In MacLane's book, it is shown that diagram chases can be made in any abelian category using "members" instead of elements (page 204-208). But I have two problems (concerns) about the technology of chasing members:
For any two arrows $h_1,h_2:A\to B$, $h_1x\equiv h_2x$ for any $x\in_m A$ does not seem to imply $h_1=h_2$. Therefore, it may be not able to show the commutativity of some diagrams by chasing members.
When homology is involved, the effect of some morphisms is hard to be described by "members", such as the connecting morphisms in homology long exact sequences. In this case, need we resort to the complex construction of connecting morphisms by Snake lemma?
For examples, to avoid using Mitchell's embedding theorem when learning homological algebra: 1) I cannot prove Lemma 1.5.7 in Weibel's book; 2) I can finally prove Lemma 14.6 in homology in the Stacks project, but the complex complete construction of connecting morphisms in homolgy long exact sequence have to be fully refered.
For 1: Observe that $\operatorname{id}_A \in_m A$.
For 2: Suppose we have a short exact sequence $0 \to A_\cdot \to B_\cdot \to C_\cdot \to 0$ of complexes, and we want to construct the connecting morphism $H_{n+1}(C_\cdot) \to H_n(A_\cdot)$. Now suppose we have some element $c \in \operatorname{Hom}(U, H_{n+1}(C_\cdot))$ for some test object $U$. Then there exists some epimorphism $\pi : V \to U$ and some $\tilde c \in \operatorname{Hom}(V, C_{n+1})$ with image $c\circ \pi$ in $\operatorname{Hom}(V, H_{n+1}(C_\cdot))$. Similarly, there exists some epimorphism $\pi' : W \to V$ and some $b \in \operatorname{Hom}(W, B_{n+1})$ whose image in $C_{n+1}$ is $\tilde c \circ \pi'$. Now, continue the usual diagram chasing to end up with some $a \in \operatorname{Hom}(W, H_n(A_\cdot))$.
Now, the equivalent I tend to use to the argument of independence of choices is:
Lemma: Suppose $\pi : W \to U$ is an epimorphism in an abelian category.
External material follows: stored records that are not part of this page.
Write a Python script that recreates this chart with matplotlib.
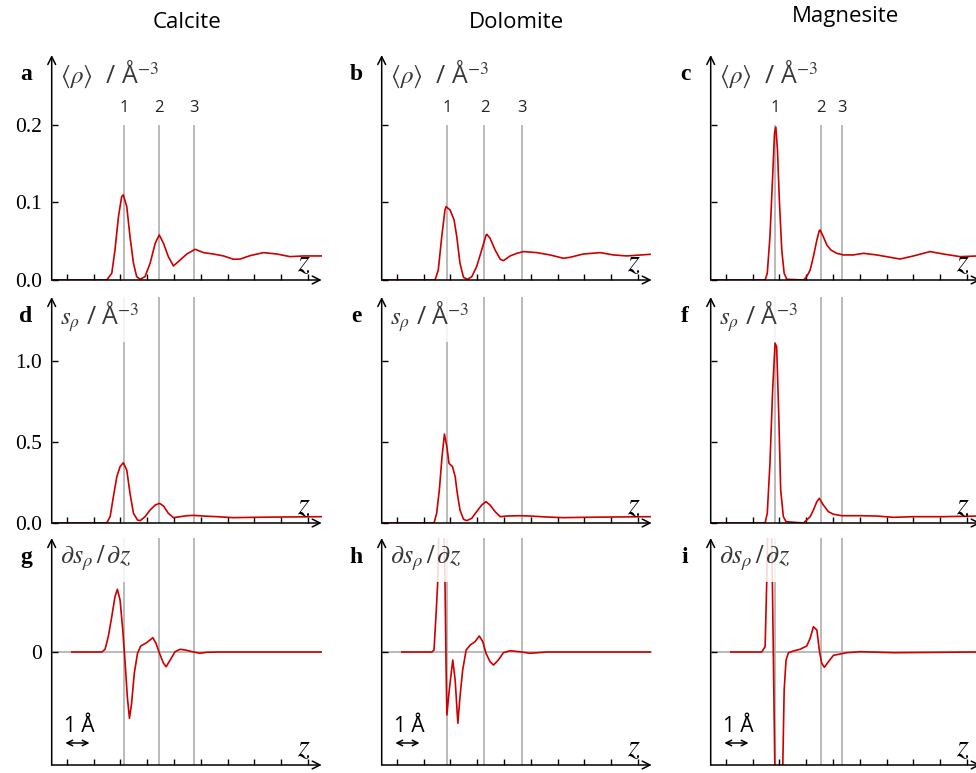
import matplotlib
matplotlib.use("Agg")
import matplotlib.pyplot as plt
from matplotlib.patches import Rectangle

plt.rcParams["mathtext.fontset"] = "stix"
plt.rcParams["font.family"] = ["Open Sans", "DejaVu Sans"]

RED = "#cc0000"
GREY = "#b4b4b4"
LABEL = "#383838"

minerals = ["Calcite", "Dolomite", "Magnesite"]
letters = [["a", "b", "c"], ["d", "e", "f"], ["g", "h", "i"]]
ylabels = [r"$\langle\rho\rangle$  / Å$^{-3}$", r"$s_\rho$ / Å$^{-3}$",
           r"$\partial s_\rho\,/\,\partial z$"]
label_size = [18, 18, 19]

# layer positions (z units) for the three minerals
layers = [[3.14, 4.43, 5.73], [2.87, 4.27, 5.68], [2.84, 4.54, 5.33]]
layer_names = ["1", "2", "3"]

# <rho>, calcite / dolomite / magnesite
z_a = [0.44, 2.49, 2.68, 2.80, 2.93, 3.05, 3.11, 3.24, 3.36, 3.49, 3.61, 3.74, 3.92,
       4.11, 4.30, 4.45, 4.61, 4.79, 4.98, 5.23, 5.48, 5.79, 6.10, 6.47, 6.85, 7.22,
       7.47, 7.84, 8.34, 8.84, 9.33, 9.83, 10.51]
rho_a = [0, 0, 0.0086, 0.0387, 0.0817, 0.1075, 0.1097, 0.0946, 0.0559, 0.0215, 0.0043,
         0.0009, 0.0043, 0.0215, 0.0473, 0.0581, 0.0473, 0.0301, 0.0181, 0.0258, 0.0335,
         0.0396, 0.0353, 0.0335, 0.031, 0.0267, 0.027, 0.0314, 0.0353, 0.0335, 0.0301,
         0.031, 0.031]
z_b = [0.44, 2.43, 2.55, 2.68, 2.80, 2.84, 2.99, 3.14, 3.24, 3.36, 3.49, 3.64, 3.80,
       3.98, 4.17, 4.33, 4.36, 4.48, 4.67, 4.86, 4.98, 5.23, 5.48, 5.73, 6.22, 6.72,
       7.22, 7.47, 7.96, 8.59, 9.08, 9.58, 10.45]
rho_b = [0, 0, 0.0129, 0.0559, 0.0903, 0.0946, 0.0903, 0.0774, 0.0559, 0.0215, 0.0034,
         0.0009, 0.0043, 0.0172, 0.0387, 0.0576, 0.0589, 0.0538, 0.0387, 0.0267, 0.0249,
         0.031, 0.0344, 0.0366, 0.0353, 0.0323, 0.028, 0.0293, 0.0335, 0.0353, 0.0323,
         0.031, 0.0331]
z_c = [0.44, 2.47, 2.55, 2.65, 2.75, 2.82, 2.87, 2.93, 3.00, 3.09, 3.18, 3.28, 3.90,
       4.02, 4.15, 4.27, 4.40, 4.49, 4.52, 4.64, 4.77, 4.92, 5.14, 5.39, 5.76, 6.14,
       6.63, 7.13, 7.50, 8.00, 8.62, 9.12, 9.74, 10.40]
rho_c = [0, 0, 0.0086, 0.0559, 0.1333, 0.1893, 0.197, 0.1677, 0.1032, 0.0387, 0.0086,
         0.0009, 0, 0.0043, 0.0129, 0.0301, 0.0516, 0.0637, 0.0645, 0.0559, 0.0452,
         0.0387, 0.0344, 0.0323, 0.0323, 0.0344, 0.0323, 0.0293, 0.027, 0.031, 0.0366,
         0.0335, 0.0301, 0.031]

# s_rho
z_d = [0.44, 2.49, 2.62, 2.74, 2.87, 2.99, 3.11, 3.24, 3.36, 3.49, 3.64, 3.74, 3.92,
       4.11, 4.30, 4.46, 4.61, 4.79, 4.98, 5.23, 5.48, 5.73, 6.10, 6.60, 7.22, 7.97,
       9.08, 10.51]
s_d = [0, 0, 0.039, 0.162, 0.286, 0.348, 0.372, 0.327, 0.183, 0.06, 0.0185, 0.0144,
       0.039, 0.080, 0.111, 0.1214, 0.105, 0.06, 0.033, 0.039, 0.045, 0.047, 0.043,
       0.039, 0.033, 0.035, 0.037, 0.039]
z_e = [0.44, 2.39, 2.49, 2.59, 2.69, 2.78, 2.87, 2.95, 3.08, 3.18, 3.26, 3.36, 3.49,
       3.61, 3.80, 3.98, 4.17, 4.33, 4.48, 4.67, 4.86, 5.10, 5.60, 5.97, 6.60, 7.22,
       7.96, 9.08, 10.45]
s_e = [0, 0, 0.06, 0.204, 0.409, 0.549, 0.471, 0.368, 0.348, 0.286, 0.183, 0.080,
       0.023, 0.0144, 0.029, 0.07, 0.111, 0.132, 0.111, 0.07, 0.039, 0.043, 0.045,
       0.043, 0.037, 0.033, 0.035, 0.037, 0.039]
z_f = [0.44, 2.47, 2.55, 2.65, 2.75, 2.84, 2.90, 2.98, 3.05, 3.15, 3.25, 3.90, 4.02,
       4.15, 4.27, 4.40, 4.49, 4.64, 4.83, 5.02, 5.33, 6.01, 6.63, 7.26, 8.00, 9.12,
       10.40]
s_f = [0, 0, 0.06, 0.368, 0.821, 1.109, 1.088, 0.656, 0.204, 0.039, 0.008, 0, 0.0185,
       0.039, 0.08, 0.132, 0.152, 0.111, 0.07, 0.054, 0.045, 0.045, 0.043, 0.035,
       0.039, 0.039, 0.043]

# d s_rho / dz (arbitrary units)
z_g = [1.19, 2.31, 2.43, 2.55, 2.68, 2.80, 2.89, 2.99, 3.09, 3.18, 3.26, 3.34, 3.42,
       3.52, 3.64, 3.76, 3.98, 4.21, 4.33, 4.46, 4.61, 4.71, 4.86, 5.04, 5.23, 5.42,
       5.73, 5.97, 6.22, 6.72, 10.51]
ds_g = [0, 0, 0.027, 0.153, 0.353, 0.553, 0.627, 0.52, 0.22, -0.113, -0.447, -0.663,
        -0.513, -0.213, -0.013, 0.06, 0.093, 0.143, 0.087, -0.013, -0.113, -0.147,
        -0.08, 0.003, 0.027, 0.02, 0, -0.013, -0.003, 0, 0]
z_h = [1.19, 2.31, 2.39, 2.47, 2.53, 2.67, 2.80, 2.84, 2.87, 2.96, 3.09, 3.18, 3.28,
       3.36, 3.46, 3.59, 3.74, 3.92, 4.08, 4.21, 4.33, 4.48, 4.61, 4.79, 4.98, 5.23,
       5.66, 5.97, 6.60, 10.45]
ds_h = [0, 0, 0.02, 0.387, 0.703, 2.5, 0.72, -0.113, -0.63, -0.38, -0.08, -0.28,
        -0.713, -0.447, -0.18, 0.02, 0.07, 0.103, 0.16, 0.103, -0.013, -0.097, -0.13,
        -0.08, -0.007, 0.013, 0, -0.013, 0, 0]
z_i = [1.19, 2.34, 2.47, 2.53, 2.65, 2.90, 3.00, 3.13, 3.18, 3.25, 3.34, 3.52, 3.77,
       4.02, 4.15, 4.27, 4.40, 4.49, 4.58, 4.68, 4.83, 5.02, 5.27, 5.51, 6.01, 7.26,
       10.40]
ds_i = [0, 0, 0.053, 0.703, 2.5, -2.5, -2.0, -1.113, -0.38, -0.08, -0.007, 0.01, 0.027,
        0.06, 0.137, 0.253, 0.22, 0.02, -0.113, -0.153, -0.097, -0.033, -0.02, -0.007,
        0.003, -0.007, 0]

curves = [[(z_a, rho_a), (z_b, rho_b), (z_c, rho_c)],
          [(z_d, s_d), (z_e, s_e), (z_f, s_f)],
          [(z_g, ds_g), (z_h, ds_h), (z_i, ds_i)]]

ylims = [(0, 0.29), (0, 1.395), (-1.13, 1.14)]
yticks = [[0, 0.1, 0.2], [0, 0.5, 1.0], [0]]
yticklabels = [["0.0", "0.1", "0.2"], ["0.0", "0.5", "1.0"], ["0"]]
box_bottom = [None, 1.117, 0.70]
box_right = 3.75
xlim = (0.44, 10.51)

W, H = 976, 773
fig = plt.figure(figsize=(W / 100, H / 100), dpi=100)

col_left = [51.7, 381.7, 710.7]
ax_w = 270
row_bottom = [280, 523, 765]
row_top = [55, 297, 538]

for r in range(3):
    for c in range(3):
        ax = fig.add_axes([col_left[c] / W, 1 - row_bottom[r] / H, ax_w / W,
                           (row_bottom[r] - row_top[r]) / H])
        ax.set_xlim(*xlim)
        ax.set_ylim(*ylims[r])
        for s in ax.spines.values():
            s.set_visible(False)
        ax.set_xticks(range(1, 11))
        ax.set_xticklabels([])
        ax.set_yticks(yticks[r])
        if c == 0:
            ax.set_yticklabels(yticklabels[r], fontfamily="Liberation Serif", fontsize=15.5)
        else:
            ax.set_yticklabels([])
        ax.tick_params(direction="in", length=4.5, width=1.0, pad=7, colors="black")

        # axes drawn as arrows
        arr = dict(arrowstyle="->", lw=1.1, color="black", shrinkA=0, shrinkB=0,
                   mutation_scale=14)
        ax.annotate("", xy=(1, 0), xytext=(0, 0), xycoords="axes fraction",
                    arrowprops=arr, zorder=6)
        ax.annotate("", xy=(0, 1), xytext=(0, 0), xycoords="axes fraction",
                    arrowprops=arr, zorder=6)

        # layer guide lines
        ylo, yhi = ylims[r]
        if r == 0:
            ax.vlines(layers[c], 0, 0.2, color=GREY, lw=1.3, zorder=1)
            for x, n in zip(layers[c], layer_names):
                ax.text(x, 0.222, n, ha="center", va="center", fontsize=12,
                        color="#222222")
        else:
            ax.vlines(layers[c], ylo, yhi, color=GREY, lw=1.3, zorder=1)
        if r == 2:
            ax.axhline(0, color=GREY, lw=1.3, zorder=1)

        zz, vv = curves[r][c]
        ax.plot(zz, vv, color=RED, lw=1.2, zorder=2)

        if box_bottom[r] is not None:
            ax.add_patch(Rectangle((xlim[0], box_bottom[r]), box_right - xlim[0],
                                   yhi - box_bottom[r], facecolor="white",
                                   edgecolor="none", alpha=0.85, zorder=3))

        ax.text(0.03, 0.912, ylabels[r], transform=ax.transAxes, ha="left",
                va="center", fontsize=label_size[r], color=LABEL, zorder=4)
        ax.text(-0.095, 0.912, letters[r][c], transform=ax.transAxes, ha="center",
                va="center", fontsize=17, fontweight="bold",
                fontfamily="Liberation Serif", zorder=4)
        ax.text(0.96, 0.01, "$z$", transform=ax.transAxes, ha="right",
                va="bottom", fontsize=22, zorder=4)

        if r == 2:
            ax.text(1.48, -0.75, "1 Å", ha="center", va="center", fontsize=15)
            ax.annotate("", xy=(1.85, -0.91), xytext=(0.95, -0.91),
                        arrowprops=dict(arrowstyle="<->", lw=1.1, color="black",
                                        shrinkA=0, shrinkB=0, mutation_scale=10))

title_base = [28, 28, 22]
for c, name in enumerate(minerals):
    fig.text((col_left[c] + ax_w / 2) / W, 1 - title_base[c] / H, name,
             ha="center", va="baseline", fontsize=16)

fig.savefig("out.png", dpi=100)
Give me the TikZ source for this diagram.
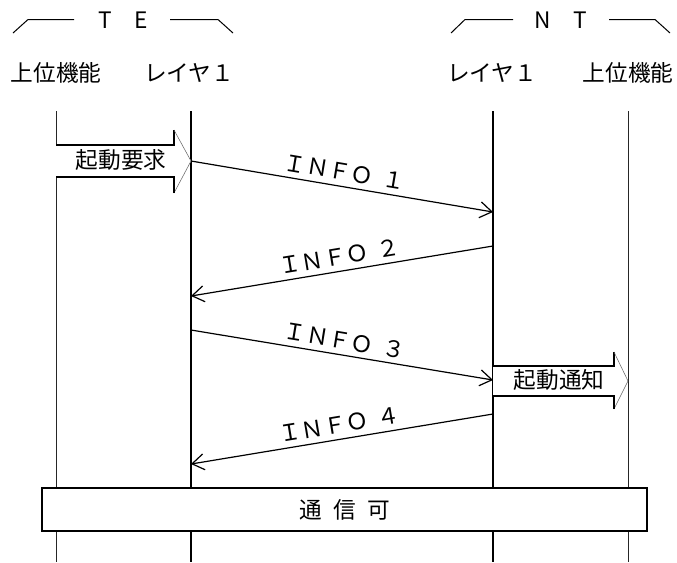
\documentclass[tikz,border=0pt]{standalone}
\usepackage{fontspec}
\newfontfamily\jp{Noto Sans CJK JP}
\usetikzlibrary{arrows.meta}
\begin{document}
\begin{tikzpicture}[x=0.75pt,y=-0.75pt,
  every node/.style={font=\jp\fontsize{17pt}{20pt}\selectfont, inner sep=0pt},
  life/.style={line width=0.8pt},
  outerlife/.style={line width=0.75pt, black!85},
  msg/.style={line width=0.9pt, -{Straight Barb[length=9pt,width=12pt,line width=0.9pt]}},
  msglabel/.style={midway, sloped, above=4pt},
  bracket/.style={line width=0.75pt},
  blockbody/.style={line width=0.9pt},
  blockhead/.style={line width=0.4pt, black!60},
  bar/.style={draw, fill=white, line width=0.9pt, minimum width=453.75pt, minimum height=32.25pt}]
\useasboundingbox (0,0) rectangle (677,562);
% headers
\node (te) at (123,20) {T\hspace{1.0em}E};
\node (nt) at (561,20) {N\hspace{1.0em}T};
\coordinate (te1) at (13,33); \coordinate (te2) at (28,19.5); \coordinate (te3) at (74,19.5);
\coordinate (te4) at (170,19.5); \coordinate (te5) at (218,19.5); \coordinate (te6) at (233,33);
\coordinate (nt1) at (451,33); \coordinate (nt2) at (465,19.5); \coordinate (nt3) at (513,19.5);
\coordinate (nt4) at (609,19.5); \coordinate (nt5) at (655,19.5); \coordinate (nt6) at (670,33);
\draw[bracket] (te1) -- (te2) -- (te3);
\draw[bracket] (te4) -- (te5) -- (te6);
\draw[bracket] (nt1) -- (nt2) -- (nt3);
\draw[bracket] (nt4) -- (nt5) -- (nt6);
% column labels
\node (h1) at (56,73) {上位機能};
\node (h2) at (189,73) {レイヤ１};
\node (h3) at (492,73) {レイヤ１};
\node (h4) at (628,73) {上位機能};
% lifelines
\coordinate (l1t) at (56,111);  \coordinate (l1b) at (56,562);
\coordinate (l2t) at (191,111); \coordinate (l2b) at (191,562);
\coordinate (l3t) at (493,111); \coordinate (l3b) at (493,562);
\coordinate (l4t) at (628,111); \coordinate (l4b) at (628,562);
\draw[outerlife] (l1t) -- (l1b);
\draw[life] (l2t) -- (l2b);
\draw[life] (l3t) -- (l3b);
\draw[outerlife] (l4t) -- (l4b);
% block arrow 起動要求
\coordinate (ka1) at (56,145); \coordinate (ka2) at (174,145); \coordinate (ka3) at (174,130);
\coordinate (ka4) at (191,161); \coordinate (ka5) at (174,193); \coordinate (ka6) at (174,177);
\coordinate (ka7) at (56,177);
\fill[white] (ka1) -- (ka2) -- (ka3) -- (ka4) -- (ka5) -- (ka6) -- (ka7) -- cycle;
\draw[blockbody] (ka1) -- (ka2) -- (ka3);
\draw[blockhead] (ka3) -- (ka4) -- (ka5);
\draw[blockbody] (ka5) -- (ka6) -- (ka7);
\node (kidou) at (121,160) {起動要求};
% block arrow 起動通知
\coordinate (kb1) at (493,366); \coordinate (kb2) at (614,366); \coordinate (kb3) at (614,352);
\coordinate (kb4) at (628,381); \coordinate (kb5) at (614,409); \coordinate (kb6) at (614,396);
\coordinate (kb7) at (493,396);
\fill[white] (kb1) -- (kb2) -- (kb3) -- (kb4) -- (kb5) -- (kb6) -- (kb7) -- cycle;
\draw[blockbody] (kb1) -- (kb2) -- (kb3);
\draw[blockhead] (kb3) -- (kb4) -- (kb5);
\draw[blockbody] (kb5) -- (kb6) -- (kb7);
\node (tsuchi) at (559,380) {起動通知};
% messages
\coordinate (m1s) at (191,161); \coordinate (m1e) at (493,212);
\coordinate (m2s) at (493,246); \coordinate (m2e) at (191,296);
\coordinate (m3s) at (191,330); \coordinate (m3e) at (493,380);
\coordinate (m4s) at (493,414); \coordinate (m4e) at (191,464);
\draw[msg] (m1s) -- node[msglabel] (i1) {ＩＮＦＯ\hspace{0.4em}１} (m1e);
\draw[msg] (m2s) -- node[msglabel] (i2) {ＩＮＦＯ\hspace{0.4em}２} (m2e);
\draw[msg] (m3s) -- node[msglabel] (i3) {ＩＮＦＯ\hspace{0.4em}３} (m3e);
\draw[msg] (m4s) -- node[msglabel] (i4) {ＩＮＦＯ\hspace{0.4em}４} (m4e);
% 通信可
\node[bar] (kanou) at (344.5,509.5) {通\hspace{0.5em}信\hspace{0.5em}可};
\end{tikzpicture}
\end{document}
Then $\pi$ is the coequalizer of the two projection morphisms $W \times_U W \to W$.
(The proof is easy to do by another member-chasing type of argument.)
Using this lemma, what we need to show is that $a \circ \pi_1 = a \circ \pi_2$ in $\operatorname{Hom}(W \times_U W, H_n(A_\cdot))$. From here, the argument that that is true looks very much like the argument by independence of choices, using the fact that $a\circ \pi_1$ and $a\circ \pi_2$ act as if they came from two different choices of preimages in $B_{n+1}$. Therefore, since $a\circ \pi_1 = a\circ \pi_2$, we can conclude that $a$ induces a morphism $\tilde a \in \operatorname{Hom}(U, H_n(A_\cdot))$.
Now all that is left is to verify that this construction is natural, so that it gives a morphism of functors $\operatorname{Hom}({-}, H_{n+1}(C_\cdot)) \to \operatorname{Hom}({-}, H_n(A_\cdot))$. By Yoneda's lemma, we then get a corresponding morphism $H_{n+1}(C_{\cdot}) \to H_n(A_{\cdot})$.
(It might also be useful to think of what the lemma means in the case of a category of sheaves of abelian groups on a topological space, or a category sheaves of modules over a ring object. In that case, passing to $V$ and then $W$ can be viewed as corresponding to passing to open covers of an open set $U$. And then, applying the lemma corresponds to verifying a gluing condition holds to get from sections on the open cover to a section over the original open set $U$.)
(And on second thought, maybe all that's really needed is to observe that every epimorphism in an abelian category is regular, i.e. it is the coequalizer of some two morphisms. The two morphisms probably don't necessarily need to be the two projection morphisms I used here. I just tend to like this pair because of the connection I mentioned to how the construction works in the sheaf case.)